The German benchmark index, the Dax, opened cautiously on Friday, hovering slightly above the previous day’s closing level at approximately 25,130 points. Market sentiment remains tempered, reflecting a cautious approach amongst investors ahead of two significant events potentially capable of disrupting the recent record-breaking rally.
Chief Market Analyst at Consorsbank, Jochen Stanzl, highlighted the approaching “double stress test” facing the Dax. This involves a forthcoming ruling from the Supreme Court concerning reciprocal tariffs imposed by former US President Trump and the release of crucial US employment data intimately linked to expectations regarding interest rate adjustments. The exuberant upward trend observed this year appears to be pausing as investors, having rapidly established positions, are now seeking increased clarity and confirmation reinforcing the bullish momentum.
The interpretation of upcoming US jobs data is expected to be complex. A weaker-than-anticipated report is likely to be attributed to the lingering effects of recent government shutdowns, while unexpectedly strong figures would likely dampen hopes for continued accommodative monetary policy.

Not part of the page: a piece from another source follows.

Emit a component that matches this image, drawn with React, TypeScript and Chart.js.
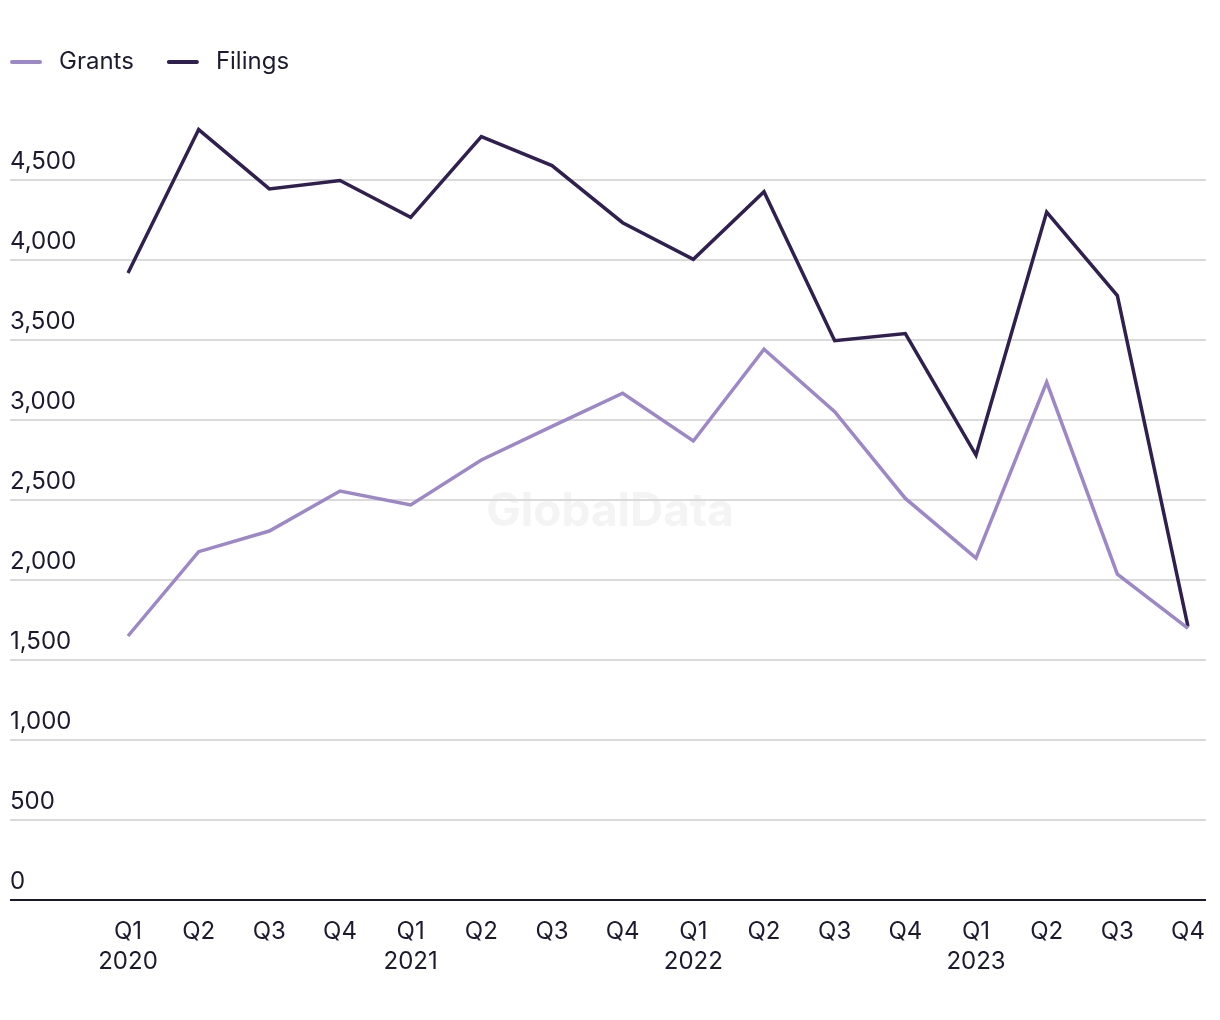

Stanzl noted that recent labour market indicators haven’t presented cause for serious concern, however, acknowledging the inherent unpredictability of such pivotal data releases. This uncertainty is contributing to a discernible reluctance amongst some investors to commit before the situation fully unfolds.

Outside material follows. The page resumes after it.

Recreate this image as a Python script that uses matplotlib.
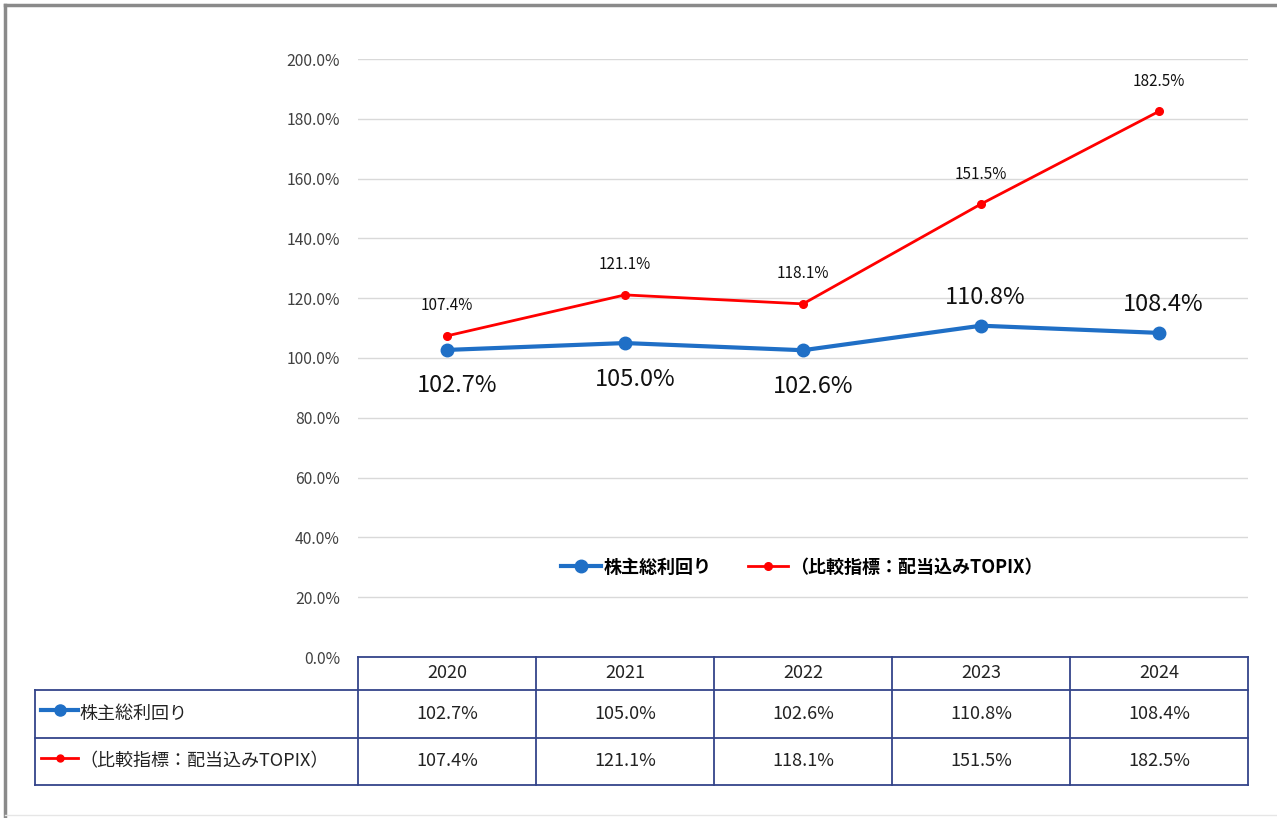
import matplotlib
matplotlib.use("Agg")
import matplotlib.pyplot as plt
from matplotlib.lines import Line2D

plt.rcParams["font.family"] = ["Noto Sans CJK JP", "DejaVu Sans"]

YEARS = ["2020", "2021", "2022", "2023", "2024"]
TSR = [102.7, 105.0, 102.6, 110.8, 108.4]
TOPIX = [107.4, 121.1, 118.1, 151.5, 182.5]
NAME_TSR = "株主総利回り"
NAME_TOPIX = "（比較指標：配当込みTOPIX）"
Y_TICKS = [0, 20, 40, 60, 80, 100, 120, 140, 160, 180, 200]

BLUE = "#1f6fc6"
RED = "#ff0000"
NAVY = "#34448a"
TXT = "#222222"

W, H = 1277, 818
fig = plt.figure(figsize=(W / 100, H / 100), dpi=100)

# pixel layout of plot area
x0, x1, ytop, ybot = 358, 1248, 59, 657
ax = fig.add_axes([x0 / W, 1 - ybot / H, (x1 - x0) / W, (ybot - ytop) / H])
ax.set_xlim(-0.5, len(YEARS) - 0.5)
ax.set_ylim(0, 200)
ax.set_yticks(Y_TICKS)
ax.set_yticklabels([f"{v:.1f}%" for v in Y_TICKS], fontsize=11.3, color="#404040")
ax.tick_params(axis="y", length=0, pad=13)
ax.set_xticks([])
for s in ax.spines.values():
    s.set_visible(False)
ax.grid(axis="y", color="#d9d9d9", linewidth=1)
ax.set_axisbelow(True)

xs = list(range(len(YEARS)))
ax.plot(xs, TSR, color=BLUE, lw=3, marker="o", ms=9, label=NAME_TSR, zorder=3)
ax.plot(xs, TOPIX, color=RED, lw=2, marker="o", ms=5.5, label=NAME_TOPIX, zorder=3)

for i, v in enumerate(TSR):
    dx, dy = (10, -36) if i < 3 else (4, 28)
    ax.annotate(f"{v:.1f}%", (i, v), xytext=(dx, dy), textcoords="offset pixels",
                ha="center", va="center", fontsize=17, color="#111111")
for i, v in enumerate(TOPIX):
    ax.annotate(f"{v:.1f}%", (i, v), xytext=(0, 30), textcoords="offset pixels",
                ha="center", va="center", fontsize=11, color="#111111")

leg = fig.legend(loc="center", bbox_to_anchor=(802 / W, 1 - 567 / H), ncol=2,
                 frameon=False, fontsize=13, handlelength=2.2, columnspacing=2.0,
                 handletextpad=0.15)
for t in leg.get_texts():
    t.set_fontweight("bold")

# overlay in pixel coordinates for the table and frame
ov = fig.add_axes([0, 0, 1, 1], zorder=5)
ov.set_xlim(0, W)
ov.set_ylim(H, 0)
ov.axis("off")
ov.patch.set_alpha(0)

col_w = (x1 - x0) / len(YEARS)
r0, r1, r2, r3 = 657, 690, 738, 785
lab_x = 35
lc = dict(color=NAVY, lw=1.3)
ov.plot([x0, x1], [r0, r0], **lc)
ov.plot([lab_x, x1], [r1, r1], **lc)
ov.plot([lab_x, x1], [r2, r2], **lc)
ov.plot([lab_x, x1], [r3, r3], **lc)
ov.plot([lab_x, lab_x], [r1, r3], **lc)
for k in range(len(YEARS) + 1):
    xx = x0 + k * col_w
    ov.plot([xx, xx], [r0, r3], **lc)

for k, yr in enumerate(YEARS):
    cx = x0 + (k + 0.5) * col_w
    ov.text(cx, (r0 + r1) / 2, yr, ha="center", va="center", fontsize=13, color=TXT)
    ov.text(cx, (r1 + r2) / 2, f"{TSR[k]:.1f}%", ha="center", va="center", fontsize=13, color=TXT)
    ov.text(cx, (r2 + r3) / 2, f"{TOPIX[k]:.1f}%", ha="center", va="center", fontsize=13, color=TXT)

# row labels with line keys
ym1 = (r1 + r2) / 2
ym2 = (r2 + r3) / 2
ov.add_line(Line2D([41, 78], [ym1 - 4, ym1 - 4], color=BLUE, lw=3))
ov.plot([59.5], [ym1 - 4], marker="o", ms=8, color=BLUE)
ov.text(79, ym1, NAME_TSR, ha="left", va="center", fontsize=13, color=TXT)
ov.add_line(Line2D([41, 78], [ym2 - 4, ym2 - 4], color=RED, lw=2))
ov.plot([59.5], [ym2 - 4], marker="o", ms=5, color=RED)
ov.text(79, ym2, NAME_TOPIX, ha="left", va="center", fontsize=13, color=TXT)

# outer frame (left and top edges)
ov.plot([5, 5], [5, H], color="#8a8a8a", lw=2.5)
ov.plot([5, W], [5, 5], color="#8a8a8a", lw=2.5)
ov.plot([5, W], [H - 3, H - 3], color="#e6e6e6", lw=1)

fig.savefig("out.png", dpi=100)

Furthermore, a potential political confrontation looms in Washington, directly impacting the market’s trajectory. The Supreme Court’s ruling on Trump’s reciprocal tariffs, anticipated around 4 PM, holds significant ramifications for hundreds of companies potentially seeking to reclaim previously levied duties through legal avenues. A favorable verdict for the companies would initially be welcomed by the market, predicated on expectations of bolstered corporate profit margins and reduced consumer burdens. However, analysts caution that a victory for the companies is likely to be short-lived, with the potential for the US government to pursue alternative methods of reimposing similar measures, thereby reintroducing uncertainty.
Beyond the US, escalating geopolitical tensions are also contributing to market anxieties. Concerns surrounding ongoing protests in Iran and the government’s response are dominating discussions within the energy sector. Despite existing sanctions, Iran remains a significant oil producer and regional instability poses a tangible risk to oil production throughout the Middle East. While a complete cessation of Iranian exports wouldn’t immediately trigger a global supply crisis, the scale of the protests and their potential fallout are undeniable factors influencing oil prices and, subsequently, dampening the Dax’s rally.
The euro has weakened slightly, trading at $1.1644, or €0.8588 per dollar. Gold prices have also seen a marginal decline, currently valued at $4,474 per fine ounce. Brent crude oil, meanwhile, is experiencing an upward trend, currently priced at $62.48 per barrel, representing a 0.8% increase compared to the previous day’s close.
The market’s current posture reflects a delicate balance – a desire to sustain the recent progress coupled with a recognition of the potential impact of significant political and economic headwinds.